L’attrattiva del tè e le sue proprietà portarono a quello che viene definito Teismo, ovvero «l’arte di nascondere la bellezza affinché altri la possano scoprire e di suggerire quello che non si vuole rivelare». È il «sorriso del filosofo».
Naturalmente, la bevanda ebbe il successo che tutti le riconoscono non solo per presunte proprietà filosofiche, ma soprattutto per via di «numerose virtù che consentivano di alleviare la fatica, deliziare l’anima, irrobustire la volontà, rafforzare la vista».

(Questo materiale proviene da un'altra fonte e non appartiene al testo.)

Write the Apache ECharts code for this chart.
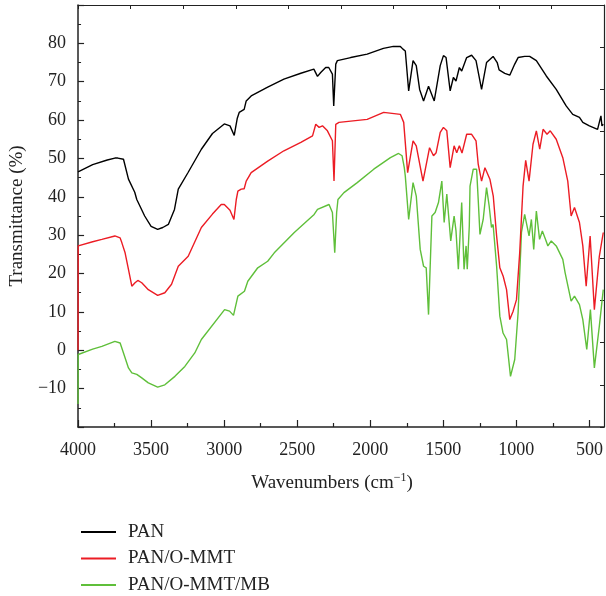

La glorificazione del tè fu fatta per la prima volta da Lu Wu, vissuto a metà dell’VIII secolo, durante la dinastia T’ang, e autore del primo libro sulla materia. In quel periodo «Buddismo, Taoismo e Confucianesimo cercavano una sintesi comune». Una sintesi che si trasferirà ai legami tra Taoismo e Zen, suo successore, nel moderno Giappone. Lo Zen sostiene che l’uomo possa giungere alla suprema realizzazione di se stesso attraverso la meditazione e può esserci cosa migliore di una tazza di tè per predisporre l’anima a tale condizione?

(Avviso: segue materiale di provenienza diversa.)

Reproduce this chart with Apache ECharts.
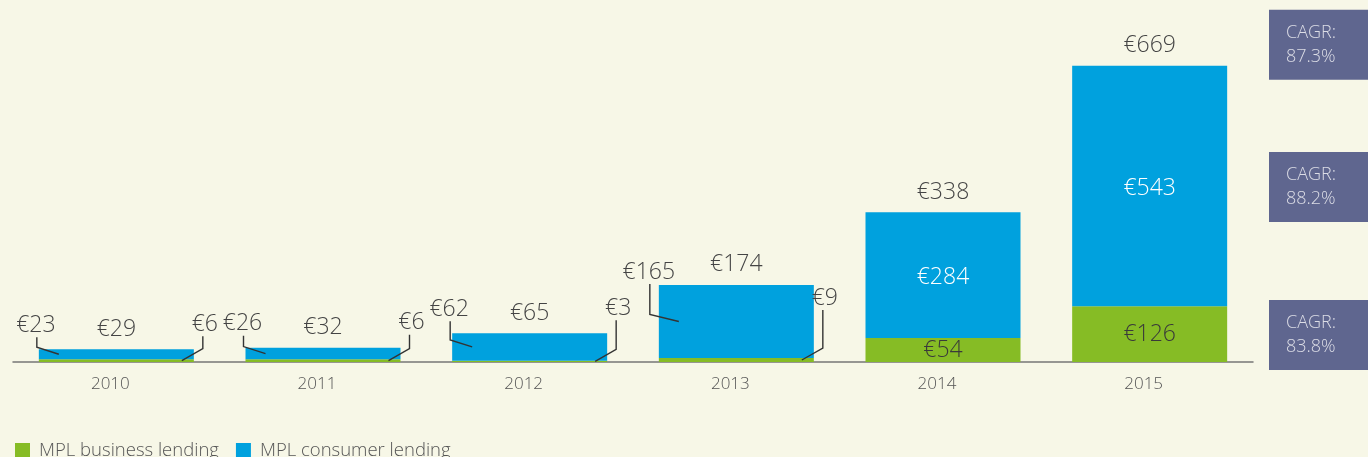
<!DOCTYPE html>
<html>
<head>
<meta charset="utf-8">
<script src="https://cdn.jsdelivr.net/npm/echarts@6/dist/echarts.min.js"></script>
<style>
html, body { margin: 0; padding: 0; background: #f7f7e7; }
#chart { width: 1368px; height: 457px; }
</style>
</head>
<body>
<div id="chart"></div>
<script>
var years = ['2010', '2011', '2012', '2013', '2014', '2015'];
var business = [6, 6, 3, 9, 54, 126];
var consumer = [23, 26, 62, 165, 284, 543];
var totals = [29, 32, 65, 174, 338, 669];
var cagr = ['87.3%', '88.2%', '83.8%']; // total, consumer, business
var seriesNames = ['MPL business lending', 'MPL consumer lending'];

var green = '#86bc25', blue = '#00a1de', ink = '#444444', boxColor = '#5f668f';
var fontName = '"Open Sans", sans-serif';
var insideFrom = 40; // labels go inside the bars once business lending is this large

function txt(x, y, s, color, size, align) {
    return {
        type: 'text', x: x, y: y,
        style: {
            text: s, fill: color || ink, fontSize: size || 22, fontFamily: fontName, fontWeight: 300,
            align: align || 'center', verticalAlign: 'middle', lineHeight: 24
        }
    };
}

function leader(points) {
    return { type: 'polyline', shape: { points: points }, style: { stroke: '#333', lineWidth: 1.4, fill: null } };
}

var chart = echarts.init(document.getElementById('chart'));

var option = {
    backgroundColor: '#f7f7e7',
    animation: false,
    grid: { left: 13, right: 115, top: 52, bottom: 95 },
    legend: {
        left: 10, top: 436, icon: 'rect', itemWidth: 15, itemHeight: 15, itemGap: 17,
        data: seriesNames,
        textStyle: { fontSize: 18.5, color: '#555', fontFamily: fontName, fontWeight: 300, padding: [0, 0, 0, 4] }
    },
    xAxis: {
        type: 'category', data: years,
        axisTick: { show: false },
        axisLine: { lineStyle: { color: '#777', width: 1.5 } },
        axisLabel: { fontSize: 17, color: '#555', margin: 14, fontFamily: fontName, fontWeight: 300, padding: [0, 12, 0, 0] }
    },
    yAxis: { type: 'value', min: 0, max: 700, show: false },
    series: [{
        name: seriesNames[0], type: 'bar', stack: 'all', barWidth: '75%',
        data: business, itemStyle: { color: green },
        label: {
            show: true, position: 'inside', color: '#3a3a3a', fontSize: 23, fontFamily: fontName, fontWeight: 300,
            formatter: function(p) { return business[p.dataIndex] >= insideFrom ? '€' + p.value : ''; }
        }
    }, {
        name: seriesNames[1], type: 'bar', stack: 'all', barWidth: '75%',
        data: consumer, itemStyle: { color: blue },
        label: {
            show: true, position: 'inside', color: '#ffffff', fontSize: 23, fontFamily: fontName, fontWeight: 300,
            offset: [0, 2],
            formatter: function(p) { return business[p.dataIndex] >= insideFrom ? '€' + p.value : ''; }
        }
    }, {
        // totals, leader-line labels for the small bars and the CAGR boxes
        type: 'custom', silent: true, z: 5, clip: false,
        data: years.map(function(y, i) { return [i, business[i], consumer[i], totals[i]]; }),
        renderItem: function(params, api) {
            var i = api.value(0), b = api.value(1), c = api.value(2), t = api.value(3);
            var base = api.coord([i, 0]);
            var half = api.size([1, 0])[0] * 0.375;
            var left = base[0] - half, right = base[0] + half;
            var topY = api.coord([i, t])[1];
            var kids = [txt(base[0], topY - 20, '€' + t, ink, 23)];
            var cMid = api.coord([i, b + c / 2])[1];
            var bMid = api.coord([i, b / 2])[1];
            if (b < insideFrom) {
                var cs = '€' + c, bs = '€' + b;
                var lx = left + 18 - cs.length * 7;
                var ly = Math.max(topY - 24, base[1] - 90);
                kids.push(txt(lx, ly, cs, ink, 23));
                kids.push(leader([[lx + 1, ly + 12], [lx + 1, cMid - 7], [left + 20, cMid]]));
                var rx = right + 5 + bs.length * 3;
                var ry = Math.max(topY - 25, base[1] - 64);
                kids.push(txt(rx, ry, bs, ink, 23));
                kids.push(leader([[rx - 2, ry + 12], [rx - 2, bMid - 12], [right - 12, bMid]]));
            }
            if (params.dataIndex === years.length - 1) {
                var bx = params.coordSys.x + params.coordSys.width + 16;
                [topY - 21, cMid + 1, bMid + 1].forEach(function(cy, k) {
                    kids.push({ type: 'rect', shape: { x: bx, y: cy - 35, width: 110, height: 70 }, style: { fill: boxColor } });
                    kids.push(txt(bx + 17, cy, 'CAGR:\n' + cagr[k], '#dcdde6', 18, 'left'));
                });
            }
            return { type: 'group', children: kids };
        }
    }]
};
chart.setOption(option);
</script>
</body>
</html>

Li Chi Lai, poeta dell’importantissima dinastia cinese Sung, scriveva che «le tre cose più deplorevoli del mondo sono: vedere la giovinezza devastata da un’educazione sbagliata… e tanto ottimo tè sciupato da una lavorazione imperfetta».

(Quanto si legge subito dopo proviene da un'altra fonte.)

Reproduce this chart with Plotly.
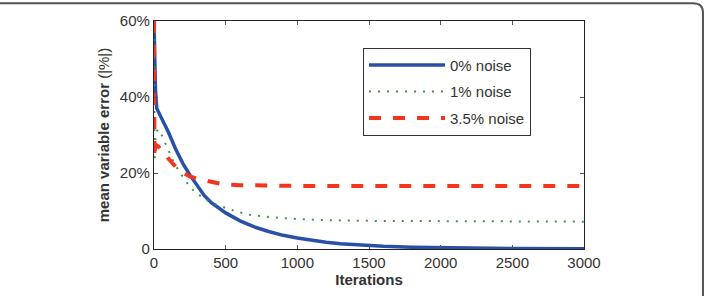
import plotly.graph_objects as go

# Data (iterations, mean variable error in %)
x_0 = [0, 4, 10, 19, 50, 100, 150, 200, 250, 300, 350, 400, 450, 500, 600, 700, 800, 900,
       1000, 1100, 1200, 1300, 1400, 1600, 1800, 2000, 2500, 3000]
y_0 = [60, 50, 42, 37, 34.6, 30.8, 26.4, 22.6, 19.5, 16.6, 14.1, 12.2, 10.8, 9.5, 7.4, 5.8, 4.6, 3.6,
       2.9, 2.3, 1.8, 1.4, 1.1, 0.7, 0.45, 0.3, 0.1, 0.05]

x_1 = [0, 2, 4, 10, 25, 42, 88, 130, 170, 210, 251, 300, 367, 430, 507, 600, 670, 750, 833,
       1000, 1200, 1500, 2000, 3000]
y_1 = [60, 40, 23, 29, 31.5, 31, 27, 23.5, 20.7, 18.4, 16.3, 14.6, 12.9, 11.8, 10.7, 9.6, 9, 8.6, 8.3,
       7.9, 7.6, 7.4, 7.3, 7.2]

x_35 = [0, 3, 10, 30, 60, 112, 150, 205, 250, 300, 344, 400, 484, 600, 800, 1000, 3000]
y_35 = [60, 24, 27.5, 27, 25.5, 23.3, 21.7, 20, 19.1, 18.5, 18.1, 17.5, 17, 16.8, 16.7,
        16.6, 16.6]

series_names = ["0% noise", "1% noise", "3.5% noise"]
x_ticks = [0, 500, 1000, 1500, 2000, 2500, 3000]
y_ticks = [0, 20, 40, 60]
y_tick_labels = ["0", "20%", "40%", "60%"]

FONT = "Liberation Sans, Arial, sans-serif"

fig = go.Figure()
fig.add_trace(go.Scatter(x=x_0, y=y_0, mode="lines", name=series_names[0], legendgroup="a",
                         line=dict(color="#2850a8", width=3.5)))
fig.add_trace(go.Scatter(x=x_1, y=y_1, mode="lines", name=series_names[1], legendgroup="b",
                         line=dict(color="#3f9450", width=2, dash="2px,7px")))
fig.add_trace(go.Scatter(x=x_35, y=y_35, mode="lines", name=series_names[2], legendgroup="c",
                         line=dict(color="#f5341f", width=4, dash="dash")))

axis_common = dict(
    showline=True, linecolor="#222", linewidth=1.2, mirror="ticks",
    ticks="inside", ticklen=4, tickcolor="#555", showgrid=False, zeroline=False,
    tickfont=dict(family=FONT, size=15, color="#333"),
)

fig.update_layout(
    width=707, height=296,
    margin=dict(l=154, r=123, t=21, b=45),
    plot_bgcolor="white", paper_bgcolor="white",
    xaxis=dict(range=[0, 3000], tickvals=x_ticks,
               title=dict(text="<b>Iterations</b>", font=dict(family=FONT, size=15, color="#333"), standoff=2),
               **axis_common),
    yaxis=dict(range=[0, 60], tickvals=y_ticks, ticktext=y_tick_labels,
               title=dict(text="<b>mean variable error</b> (|%|)", font=dict(family=FONT, size=15, color="#333"), standoff=6),
               **axis_common),
    legend=dict(x=0.486, y=0.883, xanchor="left", yanchor="top",
                bgcolor="white", bordercolor="#333", borderwidth=1,
                font=dict(family=FONT, size=15, color="#333"),
                itemwidth=76, traceorder="grouped", tracegroupgap=4),
    showlegend=True,
    shapes=[dict(type="path", xref="paper", yref="paper",
                 path="M -0.5,1.0783 L 1.2535,1.0783 Q 1.2767,1.0783 1.2767,1.0370 L 1.2767,-0.3",
                 line=dict(color="#555", width=2))],
)

fig.write_html("out.html")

Sembrano parole scritte ai giorni nostri.
L’esperienza mistica cinese, trasferitasi in Giappone e fatta propria dalla scuola Zen Soto, ha portato nel tempo alla codificazione di una cerimonia del tè sobria ed elegante, per ottenere il meglio dalle magiche foglioline di Camellia sinensis, nome scientifico della pianta del tè.
Solitamente, bere tè non viene associato alle moderne icone pop, eppure il consumo di tè ha persino accompagnato l’evoluzione del rock’n’roll nel Regno Unito. Ne erano grandissimi appassionati, per esempio, i Beatles, che non mancavano mai di prepararne abbondanti tazze durante le tournée e pure nelle sedute in sala di incisione. Non a caso, il loro connazionale George Orwell aveva scritto nel 1946 un articolo pubblicato sul “London Evening Standard” per tessere le lodi di quella bevanda che, a suo dire, era una dei «capisaldi della civiltà» del suo paese.